Gathering around the kitchen table 

By Barbara Black

Where you eat definitely influences what you eat. That’s the idea behind Domestic Foodscapes, an interdisciplinary discussion that will take place at Concordia this weekend.

Rhona Richman Kenneally (Design and Computation Arts) and Jordan LeBel, an associate professor at Cornell University’s School of Hotel Administration, asked 53 of his undergraduate students to describe and draw the kitchen of their childhood. The results suggest that the traditional family dinner, with everyone together, conversing amiably and uninterrupted by the television, was a key memory for about half the students. In fact, those with the most vivid recollections are more likely to enjoy food and cooking now, in adulthood.

Richman Kenneally and LeBel, who is a member of Concordia’s Marketing Department, organized Domestic Foodscapes, a workshop bring together scholars and practitioners from a variety of disciplines. They’re keeping it closed and low-key to maximize fruitful exchanges among the invited researchers.

Among them are several Concordians, notably anthropologist David Howes, who feels that wine-tasting is far too centred on the palate to the detriment of our other senses, and historian Alan Nash, who will present a paper called “Let’s Eat Out Tonight: The Impact of Restaurant Delivery on Montreal’s Domestic Foodscapes, 1951-2001.” Other Concordians presenting their work or attending are Jessica Mudry (General Studies), Christine Jourdan (Sociology & Anthropology) and Bianca Grohmann (JMSB).

Diane Bisson, of the Université de Montréal, has studied how the eating environment can be made more encouraging for children who are in the hospital for a long period and have lost their appetite. Yet another traced the peculiar history of margarine, finding that the uncertainty over how this “constructed food product” should be classified has influenced how it is regulated and consumed.

Laurette Dubé, of McGill, studied the dining patterns of a representative group of women, comparing their meals eaten at home with those eaten elsewhere. The results suggest that the meals eaten at home were more nutritious, smaller, and more satisfying. Other studies looked at how young low-income women are prone to use cheap, widely available prepared foods, and the ways Quebec children eat their meals.

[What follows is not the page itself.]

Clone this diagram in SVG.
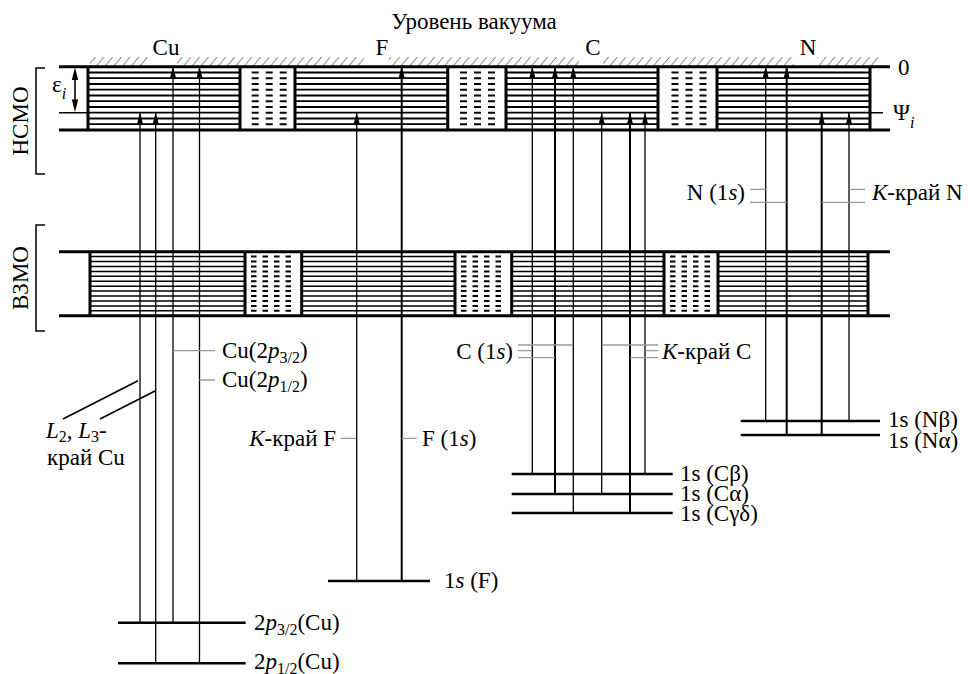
<svg xmlns="http://www.w3.org/2000/svg" width="968" height="674" viewBox="0 0 968 674">
<style>
text{font-family:"Liberation Serif","Times New Roman",serif;font-size:23px;fill:#000}
.it{font-style:italic}
.sub{font-size:16px}
.thick{stroke:#000;stroke-width:3;fill:none}
.lvl{stroke:#000;stroke-width:1.8;fill:none}
.lvl2{stroke:#000;stroke-width:1.5;fill:none}
.dash1{stroke:#000;stroke-width:2;fill:none;stroke-dasharray:7 7}
.dash2{stroke:#000;stroke-width:2;fill:none;stroke-dasharray:5.5 6}
.core{stroke:#000;stroke-width:2.4;fill:none}
.tr{stroke:#000;stroke-width:1.3;fill:none;marker-end:url(#ah)}
.trb{stroke:#000;stroke-width:2;fill:none;marker-end:url(#ah)}
.tick{stroke:#999;stroke-width:1.3;fill:none}
.br{stroke:#000;stroke-width:1.5;fill:none}
</style>
<defs>
<marker id="ah" viewBox="0 0 11 6" refX="11" refY="3" markerWidth="11" markerHeight="6" markerUnits="userSpaceOnUse" orient="auto"><path d="M0,0 L11,3 L0,6 Z" fill="#000"/></marker>
<pattern id="hatch" patternUnits="userSpaceOnUse" x="0" y="57" width="8.7" height="9.5"><path d="M0.4,9.5 L8.3,0" stroke="#555" stroke-width="0.9"/></pattern>
</defs>

<g id="vacuum">
<text x="474" y="29" text-anchor="middle" font-size="24">Уровень вакуума</text>
<rect x="90" y="57" width="59" height="9" fill="url(#hatch)"/>
<rect x="177" y="57" width="187" height="9" fill="url(#hatch)"/>
<rect x="389" y="57" width="190" height="9" fill="url(#hatch)"/>
<rect x="603" y="57" width="191" height="9" fill="url(#hatch)"/>
<rect x="817" y="57" width="62" height="9" fill="url(#hatch)"/>
<text x="166" y="55" text-anchor="middle">Cu</text>
<text x="382" y="55" text-anchor="middle">F</text>
<text x="593" y="55" text-anchor="middle">C</text>
<text x="808" y="55" text-anchor="middle">N</text>
</g>

<g id="lumo-band">
<path class="thick" d="M59,66.7 H890 M59,130 H890"/>
<path class="lvl2" d="M59,112.7 H88 M870,112.7 H883"/>
<path class="thick" d="M88,66.7 V130 M240,66.7 V130 M295,66.7 V130 M447.7,66.7 V130 M506,66.7 V130 M658,66.7 V130 M717,66.7 V130 M870,66.7 V130"/>
<path class="lvl" d="M88,72.5 H240 M88,78.2 H240 M88,84 H240 M88,89.7 H240 M88,95.5 H240 M88,101.2 H240 M88,107 H240 M88,112.7 H240 M88,118.5 H240 M88,124.2 H240"/>
<path class="lvl" d="M295,72.5 H447.7 M295,78.2 H447.7 M295,84 H447.7 M295,89.7 H447.7 M295,95.5 H447.7 M295,101.2 H447.7 M295,107 H447.7 M295,112.7 H447.7 M295,118.5 H447.7 M295,124.2 H447.7"/>
<path class="lvl" d="M506,72.5 H658 M506,78.2 H658 M506,84 H658 M506,89.7 H658 M506,95.5 H658 M506,101.2 H658 M506,107 H658 M506,112.7 H658 M506,118.5 H658 M506,124.2 H658"/>
<path class="lvl" d="M717,72.5 H870 M717,78.2 H870 M717,84 H870 M717,89.7 H870 M717,95.5 H870 M717,101.2 H870 M717,107 H870 M717,112.7 H870 M717,118.5 H870 M717,124.2 H870"/>
<path class="dash1" d="M251.7,72.5 H288 M251.7,78.2 H288 M251.7,84 H288 M251.7,89.7 H288 M251.7,95.5 H288 M251.7,101.2 H288 M251.7,107 H288 M251.7,112.7 H288 M251.7,118.5 H288 M251.7,124.2 H288"/>
<path class="dash1" d="M460,72.5 H496 M460,78.2 H496 M460,84 H496 M460,89.7 H496 M460,95.5 H496 M460,101.2 H496 M460,107 H496 M460,112.7 H496 M460,118.5 H496 M460,124.2 H496"/>
<path class="dash1" d="M671.5,72.5 H708 M671.5,78.2 H708 M671.5,84 H708 M671.5,89.7 H708 M671.5,95.5 H708 M671.5,101.2 H708 M671.5,107 H708 M671.5,112.7 H708 M671.5,118.5 H708 M671.5,124.2 H708"/>
<text x="898" y="75" font-size="20">0</text>
<text x="893" y="120" font-size="22">Ψ<tspan class="it sub" dy="8">i</tspan></text>
<path d="M75,72 V107" stroke="#000" stroke-width="1.6" fill="none"/>
<path d="M75,67.5 L71.8,80 L78.2,80 Z M75,112 L71.8,99.5 L78.2,99.5 Z" fill="#000"/>
<text x="52" y="92" font-size="23">ε<tspan class="it sub" dy="7">i</tspan></text>
<path class="br" d="M45,68 H36 V174 H45"/>
<text transform="translate(28,121) rotate(-90)" text-anchor="middle" font-size="24">НСМО</text>
</g>

<g id="homo-band">
<path class="thick" d="M59,251.7 H890 M59,315.7 H890"/>
<path class="thick" d="M90,251.7 V315.7 M245,251.7 V315.7 M301.7,251.7 V315.7 M455,251.7 V315.7 M511.7,251.7 V315.7 M664,251.7 V315.7 M718,251.7 V315.7 M868,251.7 V315.7"/>
<path class="lvl2" d="M90,256.6 H245 M90,261.5 H245 M90,266.5 H245 M90,271.4 H245 M90,276.3 H245 M90,281.2 H245 M90,286.2 H245 M90,291.1 H245 M90,296 H245 M90,300.9 H245 M90,305.9 H245 M90,310.8 H245"/>
<path class="lvl2" d="M301.7,256.6 H455 M301.7,261.5 H455 M301.7,266.5 H455 M301.7,271.4 H455 M301.7,276.3 H455 M301.7,281.2 H455 M301.7,286.2 H455 M301.7,291.1 H455 M301.7,296 H455 M301.7,300.9 H455 M301.7,305.9 H455 M301.7,310.8 H455"/>
<path class="lvl2" d="M511.7,256.6 H664 M511.7,261.5 H664 M511.7,266.5 H664 M511.7,271.4 H664 M511.7,276.3 H664 M511.7,281.2 H664 M511.7,286.2 H664 M511.7,291.1 H664 M511.7,296 H664 M511.7,300.9 H664 M511.7,305.9 H664 M511.7,310.8 H664"/>
<path class="lvl2" d="M718,256.6 H868 M718,261.5 H868 M718,266.5 H868 M718,271.4 H868 M718,276.3 H868 M718,281.2 H868 M718,286.2 H868 M718,291.1 H868 M718,296 H868 M718,300.9 H868 M718,305.9 H868 M718,310.8 H868"/>
<path class="dash2" d="M251,256.6 H297 M251,261.5 H297 M251,266.5 H297 M251,271.4 H297 M251,276.3 H297 M251,281.2 H297 M251,286.2 H297 M251,291.1 H297 M251,296 H297 M251,300.9 H297 M251,305.9 H297 M251,310.8 H297"/>
<path class="dash2" d="M461,256.6 H507 M461,261.5 H507 M461,266.5 H507 M461,271.4 H507 M461,276.3 H507 M461,281.2 H507 M461,286.2 H507 M461,291.1 H507 M461,296 H507 M461,300.9 H507 M461,305.9 H507 M461,310.8 H507"/>
<path class="dash2" d="M670,256.6 H714 M670,261.5 H714 M670,266.5 H714 M670,271.4 H714 M670,276.3 H714 M670,281.2 H714 M670,286.2 H714 M670,291.1 H714 M670,296 H714 M670,300.9 H714 M670,305.9 H714 M670,310.8 H714"/>
<path class="br" d="M45,225 H36 V331 H45"/>
<text transform="translate(28,278) rotate(-90)" text-anchor="middle" font-size="24">ВЗМО</text>
</g>

<g id="cu-levels">
<path class="core" d="M118,622.7 H245.7 M118,663.3 H245.7"/>
<text x="254" y="630">2<tspan class="it">p</tspan><tspan class="sub" dy="5">3/2</tspan><tspan dy="-5">(Cu)</tspan></text>
<text x="254" y="669">2<tspan class="it">p</tspan><tspan class="sub" dy="5">1/2</tspan><tspan dy="-5">(Cu)</tspan></text>
<text x="222" y="358">Cu(2<tspan class="it">p</tspan><tspan class="sub" dy="5">3/2</tspan><tspan dy="-5">)</tspan></text>
<text x="222" y="387">Cu(2<tspan class="it">p</tspan><tspan class="sub" dy="5">1/2</tspan><tspan dy="-5">)</tspan></text>
<text x="46" y="438"><tspan class="it">L</tspan><tspan class="sub" dy="4">2</tspan><tspan dy="-4">, </tspan><tspan class="it">L</tspan><tspan class="sub" dy="4">3</tspan><tspan dy="-4">-</tspan></text>
<text x="47" y="465">край Cu</text>
</g>

<g id="f-levels">
<path class="core" d="M328,581 H430"/>
<text x="444" y="588">1<tspan class="it">s</tspan> (F)</text>
<text x="336" y="446" text-anchor="end"><tspan class="it">K</tspan>-край F</text>
<text x="422" y="446">F (1<tspan class="it">s</tspan>)</text>
</g>

<g id="c-levels">
<path class="core" d="M511.7,474 H672.7 M511.7,494 H672.7 M511.7,513 H672.7"/>
<text x="680" y="481" font-size="22">1s (Cβ)</text>
<text x="680" y="501" font-size="22">1s (Cα)</text>
<text x="680" y="521" font-size="22">1s (Cγδ)</text>
<text x="513" y="359" text-anchor="end">C (1<tspan class="it">s</tspan>)</text>
<text x="662" y="359"><tspan class="it">K</tspan>-край C</text>
</g>

<g id="n-levels">
<path class="core" d="M740.7,421 H880 M740.7,435 H880"/>
<text x="888" y="427" font-size="22">1s (Nβ)</text>
<text x="888" y="448" font-size="22">1s (Nα)</text>
<text x="745" y="200" text-anchor="end">N (1<tspan class="it">s</tspan>)</text>
<text x="872" y="200"><tspan class="it">K</tspan>-край N</text>
</g>

<g id="connectors">
<path class="tr" d="M140,622.7 V112.7"/>
<path class="tr" d="M155.7,663.3 V112.7"/>
<path class="tr" d="M173,622.7 V66.7"/>
<path class="tr" d="M199.5,663.3 V66.7"/>
<path class="tr" d="M356.7,581 V112.7"/>
<path class="trb" d="M401.7,581 V66.7"/>
<path class="tr" d="M532.3,474 V66.7"/>
<path class="trb" d="M555,494 V66.7"/>
<path class="tr" d="M573.3,513 V66.7"/>
<path class="tr" d="M601.7,494 V112.7"/>
<path class="trb" d="M630,513 V112.7"/>
<path class="tr" d="M645,474 V112.7"/>
<path class="tr" d="M765.7,421 V66.7"/>
<path class="trb" d="M786.7,435 V66.7"/>
<path class="trb" d="M821.7,435 V112.7"/>
<path class="tr" d="M849,421 V112.7"/>
<path stroke="#000" stroke-width="1.6" d="M63,419 L138,380.7 M100,419 L155,391"/>
<path class="tick" d="M173,350.7 H215 M199.5,380 H215"/>
<path class="tick" d="M340.7,438.3 H356 M401.7,438.3 H416.7"/>
<path class="tick" d="M518,345 H573 M518,350.7 H532 M518,357.7 H555 M601.7,345 H658 M645,350.7 H658 M630,357.7 H658"/>
<path class="tick" d="M750,189.3 H765.7 M750,202.3 H786.7 M849,189.3 H865 M821.7,202.3 H865"/>
</g>
</svg>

One study is titled “Things Taste Better in Small Houses.” In it, Alice Julier, of the University of Pittsburgh, looks at how we give dinner parties, barbecues and potlucks, and the relationship between domestic hospitality and the built environment of the household.

This is a subject that excites architect Richman Kenneally, who spent three years designing and saving for the reconstruction of her own kitchen so that it would be the warm, intimate, yet efficient heart of her family’s domestic life.

She’s a proponent of what she calls “mindful eating.” It’s the opposite of the careless grazing that seems to characterize the modern eating day — grabbing a bag of chips, swigging a soft drink, popping a pathetic imitation of gourmet cuisine into the microwave and eating it standing up. A reaction against these lazy habits is building, with the increasing popularity of 100-mile (i.e., locally produced) dinners, the French concept of terroir (taste of place), and the Slow Food Movement.

Richman Kenneally talks with scorn about the magazines and TV shows that show such abominations as the freestanding kitchen sink — something that could not have been designed by anyone who ever washed a carrot or a dish. In fact, her recent observation of lavish new homes suggests that in many cases, their owners must rarely use their kitchens, so pristine and impractical are their design.

“Equally important are our own daily rituals. With minor tweaking, our environment can help us become more mindful of our food, rather than treating it as fuel-on-the-go,” Richman Kenneally said.

LeBel has a suggestion. “Take two seconds to smell your food deeply at the beginning of each meal. Two seconds — that’s all it takes.”